> [What the task asks]: Keep the pictures out of the copy and print all the entries below exactly.

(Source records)
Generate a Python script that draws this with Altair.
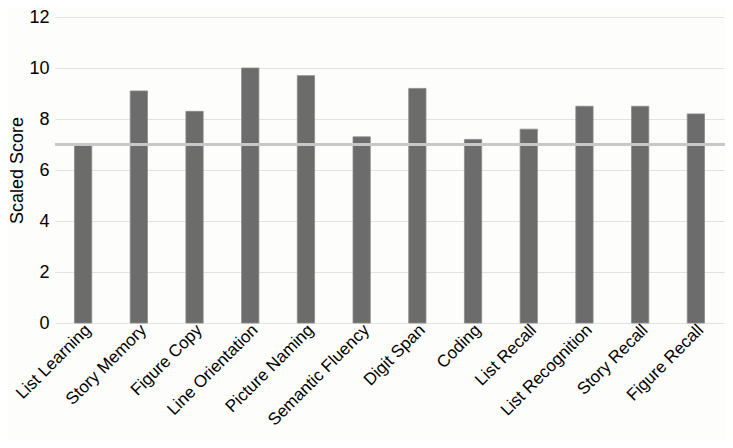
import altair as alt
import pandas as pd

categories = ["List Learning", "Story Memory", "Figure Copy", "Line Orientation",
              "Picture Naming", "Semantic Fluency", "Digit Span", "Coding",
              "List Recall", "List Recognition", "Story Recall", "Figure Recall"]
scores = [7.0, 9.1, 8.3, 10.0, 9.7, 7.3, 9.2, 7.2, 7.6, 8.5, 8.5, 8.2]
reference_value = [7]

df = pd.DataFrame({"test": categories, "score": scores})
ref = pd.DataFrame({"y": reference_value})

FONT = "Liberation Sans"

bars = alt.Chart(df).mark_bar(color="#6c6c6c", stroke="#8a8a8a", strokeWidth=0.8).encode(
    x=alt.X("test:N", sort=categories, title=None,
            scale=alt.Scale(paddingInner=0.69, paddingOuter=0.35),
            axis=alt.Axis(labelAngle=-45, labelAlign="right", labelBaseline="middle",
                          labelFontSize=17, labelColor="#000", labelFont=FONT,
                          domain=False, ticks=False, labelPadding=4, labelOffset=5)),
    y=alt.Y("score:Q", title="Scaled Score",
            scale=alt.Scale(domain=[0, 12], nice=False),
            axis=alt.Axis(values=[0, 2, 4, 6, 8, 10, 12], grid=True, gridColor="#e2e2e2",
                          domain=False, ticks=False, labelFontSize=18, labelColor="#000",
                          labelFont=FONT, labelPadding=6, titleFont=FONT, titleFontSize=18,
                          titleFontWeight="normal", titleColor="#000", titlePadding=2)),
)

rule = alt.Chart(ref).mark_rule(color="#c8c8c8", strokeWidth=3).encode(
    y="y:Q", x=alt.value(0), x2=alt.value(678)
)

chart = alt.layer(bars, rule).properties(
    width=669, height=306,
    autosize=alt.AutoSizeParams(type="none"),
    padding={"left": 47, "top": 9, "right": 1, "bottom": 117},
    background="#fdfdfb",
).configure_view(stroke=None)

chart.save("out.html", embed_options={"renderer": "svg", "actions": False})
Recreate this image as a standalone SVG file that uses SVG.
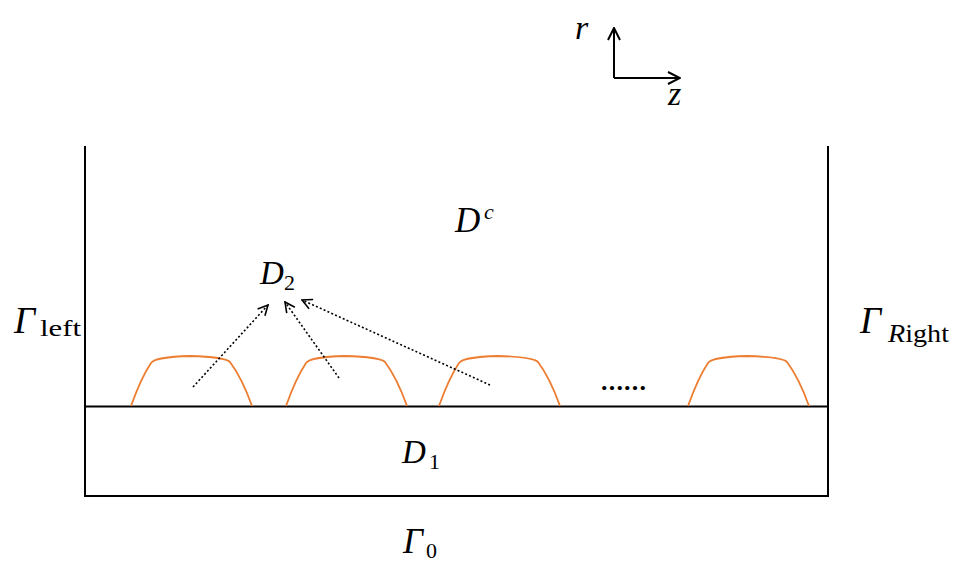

> [Task answer]:
Generate a Python script that draws this with Altair.
import altair as alt
import pandas as pd

categories = ["List Learning", "Story Memory", "Figure Copy", "Line Orientation",
              "Picture Naming", "Semantic Fluency", "Digit Span", "Coding",
              "List Recall", "List Recognition", "Story Recall", "Figure Recall"]
scores = [7.0, 9.1, 8.3, 10.0, 9.7, 7.3, 9.2, 7.2, 7.6, 8.5, 8.5, 8.2]
reference_value = [7]

df = pd.DataFrame({"test": categories, "score": scores})
ref = pd.DataFrame({"y": reference_value})

FONT = "Liberation Sans"

bars = alt.Chart(df).mark_bar(color="#6c6c6c", stroke="#8a8a8a", strokeWidth=0.8).encode(
    x=alt.X("test:N", sort=categories, title=None,
            scale=alt.Scale(paddingInner=0.69, paddingOuter=0.35),
            axis=alt.Axis(labelAngle=-45, labelAlign="right", labelBaseline="middle",
                          labelFontSize=17, labelColor="#000", labelFont=FONT,
                          domain=False, ticks=False, labelPadding=4, labelOffset=5)),
    y=alt.Y("score:Q", title="Scaled Score",
            scale=alt.Scale(domain=[0, 12], nice=False),
            axis=alt.Axis(values=[0, 2, 4, 6, 8, 10, 12], grid=True, gridColor="#e2e2e2",
                          domain=False, ticks=False, labelFontSize=18, labelColor="#000",
                          labelFont=FONT, labelPadding=6, titleFont=FONT, titleFontSize=18,
                          titleFontWeight="normal", titleColor="#000", titlePadding=2)),
)

rule = alt.Chart(ref).mark_rule(color="#c8c8c8", strokeWidth=3).encode(
    y="y:Q", x=alt.value(0), x2=alt.value(678)
)

chart = alt.layer(bars, rule).properties(
    width=669, height=306,
    autosize=alt.AutoSizeParams(type="none"),
    padding={"left": 47, "top": 9, "right": 1, "bottom": 117},
    background="#fdfdfb",
).configure_view(stroke=None)

chart.save("out.html", embed_options={"renderer": "svg", "actions": False})
Recreate this image as a standalone SVG file that uses SVG.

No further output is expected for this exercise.